The contrast between President Trump's cozy relationship with French President Emmanuel Macron and his frosty relationship with German Chancellor Angela Merkel is on full display this week. Both European leaders are visiting Washington — but while Trump embraced Macron and threw him a state dinner, Merkel is getting a few hours over lunch.

Trump's rockier relationship with Merkel can be traced to numerous factors, but their respective countries' trade relationship is among the most powerful: The United States ran a nearly $65 billion trade deficit in goods with Germany last year and has had similar-sized deficits for many years, according to the U.S. Census Bureau. That's about four times as large as the corresponding trade deficit the United States ran with France.

Trump doesn't like the fact that Americans are buying a lot more German products than vice-versa. (Trump rarely mentions the services trade, where the United States usually runs a small surplus with most countries, including Germany.) He views the trade deficit in goods as a sign of weakness and a drag on the economy. While the deficit with Germany is less than one-fifth of America's $375 billion goods deficit with China, it still irks Trump, and he has been clear he wants it reduced.

Most mainstream economists think Trump is misguided in focusing on cutting the trade deficit, especially since the U.S. economy is thriving. Germany, in particular, is a close ally and one of the top foreign investors in the United States, especially in manufacturing, which generates jobs in America.

A key reason behind the U.S. trade deficit with Germany is that Americans are spenders. The U.S. government spends more money than it brings in, and American families don't save much. In contrast, Germans are big savers, and the German government balances its books. A lot of that German savings ends up being invested in the United States, but Trump seems to forget that factor when he focuses only on the goods traded on ships between the two nations.

“Debating trade surpluses or deficits is a waste of time,” said Matthew Rooney, director of economic growth at the George W. Bush Institute and a former U.S. diplomat in Germany. “The U.S. is a thriving economy that doesn’t save much, so we import capital to finance investment in our country. That drives a trade deficit.”

Instead of fixating on “fixing” the U.S.-German trade deficit, Rooney said, Trump would likely be better off doing two things when he meets Merkel: asking the German government to spend more money and seeking Merkel's help to pressure China on trade.

Getting any big concessions from Germany would be tough, because the Germans are part of the European Union, so Merkel can't make a deal with Trump on her own, as he would prefer. But Merkel and the E.U. could be helpful on Trump's goal of getting China to open up its markets more to foreign companies and to stop stealing intellectual property.

Similarly, if the German government spent just a bit more, it would likely help the European — and, by extension, the global — economy.

Germany runs a surplus with most of the world. For all the attention China gets on trade, that nation's surplus (as a percent of its economy) has fallen sharply in recent years, according to World Bank data. Germany's has not.

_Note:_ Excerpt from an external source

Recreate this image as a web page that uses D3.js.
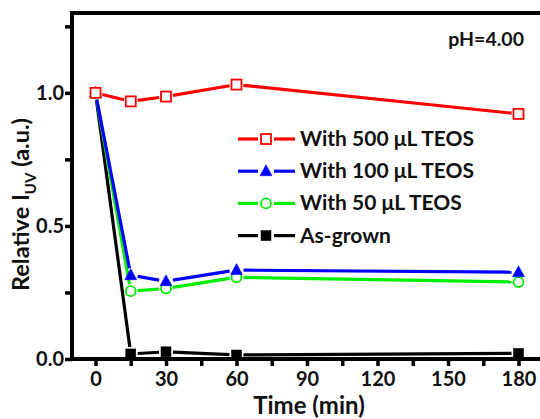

The Germans benefit from using the euro currency. Normally, a country saving and exporting so much would see its currency rise. That would make German cars more expensive, for example, and some people around the world would likely stop buying them. But this typical adjustment lever isn't working because other E.U. countries — such as Greece and Italy — that have been struggling also share the euro currency, which keeps the value of the euro lower than Germany's own currency would probably be right now.

Germany, therefore, has effectively found a way to lower the value of its currency. The result is that “Germany is exporting unemployment to the rest of Europe,” said Robert Scott, senior economist and director of Trade and Manufacturing Policy Research at the Economic Policy Institute.

If Germany leaves the euro zone and goes back to using the Deutsche mark its surplus would almost certainly fall, said economist Jeromin Zettelmeyer of the Peterson Institute of International Economics. But Germany is highly unlikely to do that. A German exit from the euro currency would bring a lot of turmoil to world markets at a time when the global economy is finally on the upswing.

Zettelmeyer is also advocating for the German government to spend more as a first step toward bringing down the country's vast surpluses. While no one expects the Germans to ever run American-style budget deficits, a little more spending would likely be good for all. Other European nations have griped for years about this — so if Trump could help make it happen, it would be considered a true victory.

“The Germans themselves shouldn't be happy about this surplus because it is partly a reflection of relatively low levels of investment in Germany,” Zettelmeyer said. “German infrastructure is not that great anymore. It's crumbling.”

Trump has said his main goal on trade is to get China to play fairer, and there is widespread agreement around the world that he is right on this one. What the other nations don't agree with are Trump's tariff threats, since those could have severe negative repercussions on the global economy if they go into effect and trigger a full-blow trade war. But Merkel would likely be willing to get on board in Trump's fight to pressure China to open up.

Together, the European Union and United States make up about a third of the global economy, making it difficult for China to ignore their demands — and potentially giving Trump the future grand victory he wants.